It’s probably pretty obvious that in the current economic market employers don’t have a lot of time to read through resumes. They get high volume responses to even the lowest level jobs. It makes sense then that employers will seek out well written resumes and eliminate applicants based on resume content and appearance.
Clearly, now is the time to have a standout resume. You do that by developing a killer summary. Your summary has to convince employers that you are the one and only applicant. You set the gold standard and the rest of the applicants are invited in for an interview after you.
So how do you do that? You market yourself through your narrative. Your potential employers will learn something unique about your expertise as well as your credentials and they’ll get a good sense of how well you communicate. You have to be a skilled writer and be able to “pitch” yourself in a matter of seconds.
To write a great summary, you will want to get an idea of what information should not be communicated in your resume. While a summary gives employers insights into you, it is not a place for you to mention personal information unrelated to your career. Don’t send out resumes with Information including age, marital status, health, height/weight or personal affiliations. Leave these items off because having personal info on your resume can easily get you eliminated from the applicant pool.
Make It Relevant
Anything that is not relevant to the position or your potential employer should be taken out of your resume. Generally, you don’t need to add in previous professional experience within the summary unless you can clearly demonstrate how such a background can be of value. Watch out for generic statements, such as “I am highly organized and detail oriented.” Stuff like this just looks like filler and it is not impressive.
Your summary should just be a short paragraph with just a few sentences – you don’t want to take up a quarter of the page. Start with a headline that summarizes your professional title. You can emphasize your title by bolding and using a larger font – this allows your potential employer to grasp who you are quickly. For example:
Experienced Financial Planner
Realized double-digit return for all clients through well-balanced financial portfolios
Craft a high impact statement as this is the first impression your potential employer will have of you. Here are three things that a well-written summary should include and address:
• Your level of expertise
• Your experience as it relates to your ideal job
• What you bring to the organization and the position that no other candidate can
Compose your summary in third person and in present tense. Be sure to sell only the experience and skills that align with your career objective. If you have numerous career objectives – meaning you want to get a position in either marketing or public relations, create separate summaries for each of these objectives.
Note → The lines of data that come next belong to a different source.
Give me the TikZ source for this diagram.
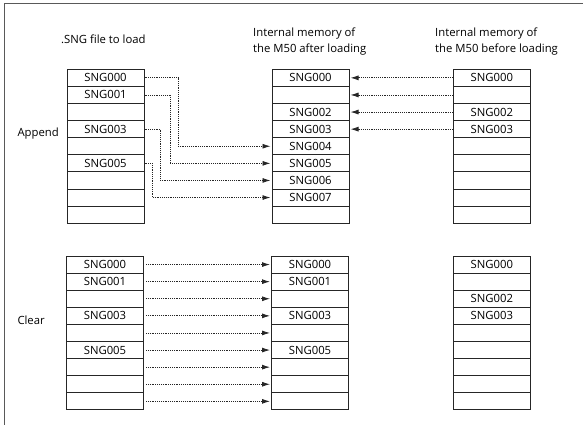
\documentclass[tikz,border=0pt]{standalone}
\usepackage{fontspec}
\setmainfont{Open Sans}
\usetikzlibrary{arrows.meta}
\begin{document}
\begin{tikzpicture}[x=1pt,y=-1pt,
  cell/.style={draw=black!85,line width=1pt,minimum width=77pt,minimum height=17.1pt,inner sep=0pt,font=\fontsize{11.3}{13}\selectfont,text=black},
  conn/.style={densely dotted,line width=0.85pt,draw=black!85,shorten >=1pt,-{Latex[length=8pt,width=5pt]}},
  head/.style={align=left,anchor=north west,inner sep=0pt,font=\fontsize{11.3}{16}\selectfont,text=black},
  lab/.style={anchor=west,inner sep=0pt,font=\fontsize{11.3}{13}\selectfont,text=black},
  frame/.style={draw=black!65,line width=0.9pt}]
\useasboundingbox (0,0) rectangle (583,425);
\draw[frame] (583,3.8) -- (4,3.8) -- (4,425);
% headings
\node[head] (h1) at (61,34.5) {.SNG file to load};
\node[head] (h2) at (253,27.5) {Internal memory of\\the M50 after loading};
\node[head] (h3) at (435,27.5) {Internal memory of\\the M50 before loading};
\node[lab] (app) at (17.3,134) {Append};
\node[lab] (clr) at (17.3,320) {Clear};
% upper group
\foreach \t [count=\i from 0] in {SNG000,SNG001,{},SNG003,{},SNG005,{},{},{}}
  \node[cell] (A\i) at (105.5,{69.3+17.1*(\i+0.5)}) {\t};
\foreach \t [count=\i from 0] in {SNG000,{},SNG002,SNG003,SNG004,SNG005,SNG006,SNG007,{}}
  \node[cell] (B\i) at (310.5,{69.3+17.1*(\i+0.5)}) {\t};
\foreach \t [count=\i from 0] in {SNG000,{},SNG002,SNG003,{},{},{},{},{}}
  \node[cell] (C\i) at (491.8,{69.3+17.1*(\i+0.5)}) {\t};
% lower group
\foreach \t [count=\i from 0] in {SNG000,SNG001,{},SNG003,{},SNG005,{},{},{}}
  \node[cell] (D\i) at (105,{256+17.1*(\i+0.5)}) {\t};
\foreach \t [count=\i from 0] in {SNG000,SNG001,{},SNG003,{},SNG005,{},{},{}}
  \node[cell] (E\i) at (310,{256+17.1*(\i+0.5)}) {\t};
\foreach \t [count=\i from 0] in {SNG000,{},SNG002,SNG003,{},{},{},{},{}}
  \node[cell] (F\i) at (491.8,{256+17.1*(\i+0.5)}) {\t};
% append connectors
\coordinate (v0) at (178.3,0);
\coordinate (v1) at (170,0);
\coordinate (v2) at (160.7,0);
\coordinate (v3) at (152.3,0);
\draw[conn] (A0.east) -- (A0.east -| v0) |- (B4.west);
\draw[conn] (A1.east) -- (A1.east -| v1) |- (B5.west);
\draw[conn] (A3.east) -- (A3.east -| v2) |- (B6.west);
\draw[conn] (A5.east) -- (A5.east -| v3) |- (B7.west);
\foreach \i in {0,...,3}
  \draw[conn] (C\i.west) -- (B\i.east);
% clear connectors
\foreach \i in {0,...,8}
  \draw[conn,shorten <=2pt] (D\i.east) -- (E\i.west);
\end{tikzpicture}
\end{document}
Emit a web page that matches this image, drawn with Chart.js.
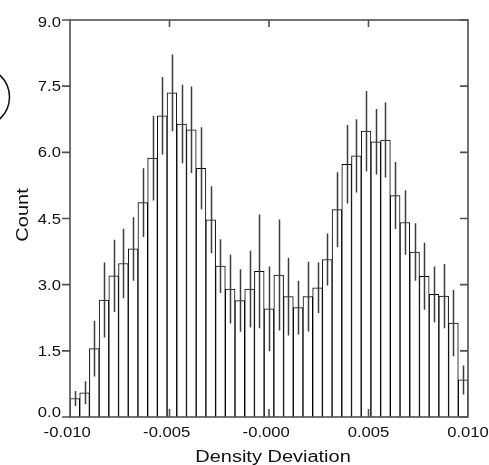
<!DOCTYPE html>
<html>
<head>
<meta charset="utf-8">
<script src="https://cdn.jsdelivr.net/npm/chart.js@4/dist/chart.umd.min.js"></script>
<style>
  html, body { margin: 0; padding: 0; background: #fff; }
  canvas { display: block; }
</style>
</head>
<body>
<canvas id="hist" width="489" height="465"></canvas>
<script>
// histogram of density deviation, 41 bins from -0.010 to 0.010
const binStart = -0.010;
const binEnd = 0.010;
const counts = [0.42, 0.55, 1.55, 2.65, 3.20, 3.48, 3.81, 4.86, 5.87, 6.83,
                7.35, 6.64, 6.51, 5.64, 4.47, 3.42, 2.90, 2.64, 2.90, 3.30,
                2.45, 3.22, 2.73, 2.48, 2.73, 2.93, 3.57, 4.70, 5.73, 5.92,
                6.48, 6.24, 6.28, 5.02, 4.41, 3.74, 3.19, 2.78, 2.74, 2.13, 0.84];
const errors = [0.17, 0.26, 0.63, 0.85, 0.82, 0.79, 0.72, 0.78, 0.96, 0.88,
                0.87, 0.89, 0.98, 0.93, 0.76, 0.61, 0.78, 0.71, 0.87, 1.29,
                0.96, 1.26, 0.88, 0.61, 0.79, 0.57, 0.59, 0.85, 0.89, 0.83,
                0.91, 0.74, 0.85, 0.76, 0.73, 0.65, 0.76, 0.63, 0.73, 0.75, 0.33];
const xTicks = [-0.010, -0.005, 0, 0.005, 0.010];
const xTickLabels = ['-0.010', '-0.005', '-0.000', '0.005', '0.010'];
const yTicks = [0, 1.5, 3, 4.5, 6, 7.5, 9];
const yTickLabels = ['0.0', '1.5', '3.0', '4.5', '6.0', '7.5', '9.0'];
const xTitle = 'Density Deviation';
const yTitle = 'Count';

const binWidth = (binEnd - binStart) / counts.length;
const points = counts.map((c, i) => ({ x: binStart + (i + 0.5) * binWidth, y: c }));

// text in the reference is a bit wider than Arial, so squeeze it out sideways
function wideText(ctx, text, x, y, sx, align) {
  ctx.save();
  ctx.translate(x, y);
  ctx.scale(sx, 1);
  ctx.textAlign = align;
  ctx.fillText(text, 0, 0);
  ctx.restore();
}

const frameAndErrors = {
  id: 'frameAndErrors',
  afterDatasetsDraw(chart) {
    const ctx = chart.ctx;
    const area = chart.chartArea;
    const xs = chart.scales.x;
    const ys = chart.scales.y;

    // error bars
    ctx.save();
    ctx.strokeStyle = '#3c3c3c';
    ctx.lineWidth = 1.5;
    ctx.beginPath();
    points.forEach((p, i) => {
      const px = Math.round(xs.getPixelForValue(p.x)) + 0.5;
      ctx.moveTo(px, ys.getPixelForValue(p.y - errors[i]));
      ctx.lineTo(px, ys.getPixelForValue(p.y + errors[i]));
    });
    ctx.stroke();

    // frame
    ctx.strokeStyle = '#505050';
    ctx.lineWidth = 1.6;
    ctx.strokeRect(area.left, area.top, area.right - area.left, area.bottom - area.top);

    // ticks
    ctx.beginPath();
    yTicks.forEach(v => {
      const py = ys.getPixelForValue(v);
      ctx.moveTo(area.left - 8, py);
      ctx.lineTo(area.left, py);
      ctx.moveTo(area.right - 8, py);
      ctx.lineTo(area.right, py);
    });
    xTicks.slice(1, -1).forEach(v => {
      const px = xs.getPixelForValue(v);
      ctx.moveTo(px, area.top);
      ctx.lineTo(px, area.top + 7);
      ctx.moveTo(px, area.bottom - 8);
      ctx.lineTo(px, area.bottom);
    });
    ctx.stroke();

    // tick labels
    ctx.fillStyle = '#111';
    ctx.textBaseline = 'alphabetic';
    ctx.font = '14px "Liberation Sans", Arial, sans-serif';
    const sx = 1.19;
    yTicks.forEach((v, i) => {
      const base = Math.min(Math.max(ys.getPixelForValue(v) + 5, 26.7), area.bottom);
      wideText(ctx, yTickLabels[i], area.left - 9, base, sx, 'right');
    });
    xTicks.forEach((v, i) => {
      const label = xTickLabels[i];
      const bare = label.replace('-', '');
      const wFull = ctx.measureText(label).width * sx;
      const wBare = ctx.measureText(bare).width * sx;
      const left = xs.getPixelForValue(v) - wBare / 2 - (wFull - wBare);
      wideText(ctx, label, left, area.bottom + 19.5, sx, 'left');
    });

    // axis titles
    ctx.font = '16px "Liberation Sans", Arial, sans-serif';
    wideText(ctx, xTitle, 273, 461.7, 1.25, 'center');
    ctx.save();
    ctx.translate(28, 215);
    ctx.rotate(-Math.PI / 2);
    wideText(ctx, yTitle, 0, 0, 1.25, 'center');
    ctx.restore();

    // stray circle at the left edge of the reference
    ctx.strokeStyle = '#111';
    ctx.lineWidth = 1.5;
    ctx.beginPath();
    ctx.arc(-20, 97, 29.5, 0, Math.PI * 2);
    ctx.stroke();
    ctx.restore();
  }
};

new Chart(document.getElementById('hist'), {
  type: 'bar',
  data: {
    datasets: [{
      data: points,
      backgroundColor: '#ffffff',
      borderColor: '#000000',
      borderWidth: 1,
      barPercentage: 1,
      categoryPercentage: 1
    }]
  },
  options: {
    responsive: false,
    animation: false,
    layout: { padding: { left: 70, right: 21, top: 20, bottom: 48 } },
    plugins: { legend: { display: false }, tooltip: { enabled: false } },
    scales: {
      x: { type: 'linear', min: binStart, max: binEnd, offset: false, display: false },
      y: { min: 0, max: 9, display: false }
    }
  },
  plugins: [frameAndErrors]
});
</script>
</body>
</html>
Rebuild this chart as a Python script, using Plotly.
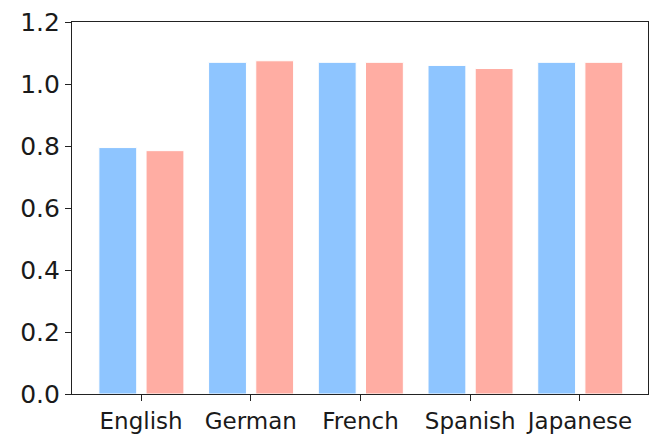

Just like your resume, your summary should be well-written and error-free. Review and proofread your summary, and remember to customize as necessary for the all opportunities of interest. A killer summary will leave a great first impression and will “hook” your prospective employer. It will set the standard and sell you as the top candidate for the job.
Resume writing does not have to be intimidating. Go ahead… craft a killer summary and you’re off to a great start.